The FFXIV team also isn't a monolith, nor are decisions made lightly or in a vacuum. I wanted to give a little context. For background, I'm a developer who has worked in both consumer-facing products and for a Japanese company, though I'm not in either on at the moment.

You'll likely have a community team or teams that read forums and get a general sense of the sentiment and compile that feedback giving it back to someone in product development and design. It's going to be highly compressed because it has to be because of time constraints. Designers are busy doing design and don't have hours upon hours to read the forums.

Designers will likely have a head of design. There may be a hierarchy of leadership, but I would imagine there's less than a dozen job designers on staff. Design, product and technical leadership will determine the broad strokes of where they want the product to go. These conversations will have been over months or years to arrive at their current strategy. Roadmaps will have been created from these strategic goals.

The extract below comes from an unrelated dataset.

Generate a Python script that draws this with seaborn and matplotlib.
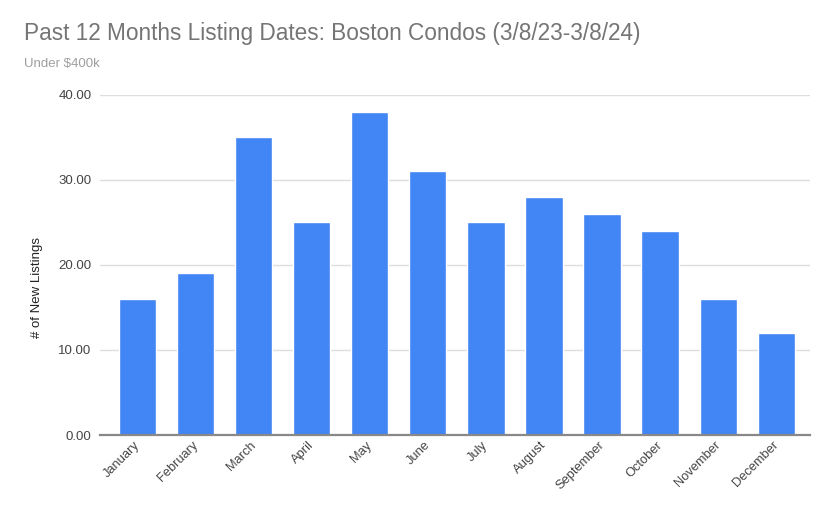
import matplotlib
matplotlib.use("Agg")
import matplotlib.pyplot as plt
import matplotlib.transforms as mtransforms
import seaborn as sns
import pandas as pd

months = ["January", "February", "March", "April", "May", "June", "July",
          "August", "September", "October", "November", "December"]
listings = [16, 19, 35, 25, 38, 31, 25, 28, 26, 24, 16, 12]
yticks = [0, 10, 20, 30, 40]

sns.set_theme(style="white")
plt.rcParams['font.family'] = ['Liberation Sans', 'DejaVu Sans']

df = pd.DataFrame({"month": months, "listings": listings})

fig = plt.figure(figsize=(8.35, 5.13), dpi=100)
ax = fig.add_axes([0.1198, 0.152, 0.850, 0.663])
sns.barplot(data=df, x="month", y="listings", color="#4285F4", saturation=1,
            width=0.64, ax=ax, zorder=3)

ax.set_ylim(0, 40)
ax.set_xlim(-0.65, 11.58)
ax.set_yticks(yticks)
ax.set_yticklabels([f"{v:.2f}" for v in yticks], color="#444444", fontsize=9.5)
ax.yaxis.grid(True, color="#dddddd", linewidth=1, zorder=0)
ax.tick_params(axis="y", length=0, pad=6)
ax.tick_params(axis="x", length=0, pad=3)
shift = mtransforms.ScaledTranslation(-4/100, 0, fig.dpi_scale_trans)
for lab in ax.get_xticklabels():
    lab.set_rotation(45)
    lab.set_ha("right")
    lab.set_rotation_mode("anchor")
    lab.set_color("#444444")
    lab.set_fontsize(9.3)
    lab.set_transform(lab.get_transform() + shift)

for s in ["top", "right", "left"]:
    ax.spines[s].set_visible(False)
ax.spines["bottom"].set_color("#888888")
ax.spines["bottom"].set_linewidth(1.6)
ax.spines["bottom"].set_zorder(4)

ax.set_xlabel("")
ax.set_ylabel("# of New Listings", fontsize=9.5, color="#222222")
ax.yaxis.set_label_coords(-0.08, 0.435)

fig.text(24/835, 1 - 40/513, "Past 12 Months Listing Dates: Boston Condos (3/8/23-3/8/24)",
         fontsize=16.3, color="#757575", va="baseline", ha="left")
fig.text(24/835, 1 - 67/513, "Under $400k", fontsize=9.5, color="#9e9e9e",
         va="baseline", ha="left")

fig.savefig("out.png", dpi=100)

Product Managers/Owners (orgs have different names) will be responsible for what work is prioritized on the dev side in coordination with other departments. You can't code up new job abilities without designs and assets, though placeholders will often be used.

The person who designs the job probably plays it but not extensively. The design skillset and the player skillset are different but overlapping skillsets. Remember the designer has to work from theory a lot of the time because the job as imagined doesn't exist yet and experimentation is slow.

Once the job is in a playable state, testers will test it and the designer may play around with it. Testers will mostly be looking for bugs, though. The developers who coded up the new abilities may give initial feedback to it feeling clunky, but they might even play the game.

Between when the job design and coding, it may be months before the design sees something actually playable. The exception is potency changes and deletions as neither requires coding or asset creation. Both can be tweaked with metadata changes alone, and likely have a much faster turnaround time. The exception to the exception would be quest-given abilities.

In order to make significant job adjustments, it's going to take weeks to months depending on how many dependencies are created in terms of assets, coding, etc. E.g., removing Kaiten may have been something they wanted to do for a while, but replacing it with something else would take a long time.

Between the feedback process and the implementation of something new is multiple people, months of effort, and shifting priorities. It's not uncommon for something extremely important to get lost in all that. And SE isn't alone in that. Just because there's not instant turnaround doesn't mean feedback isn't being listened to. Sometimes it just needs to work itself through the system.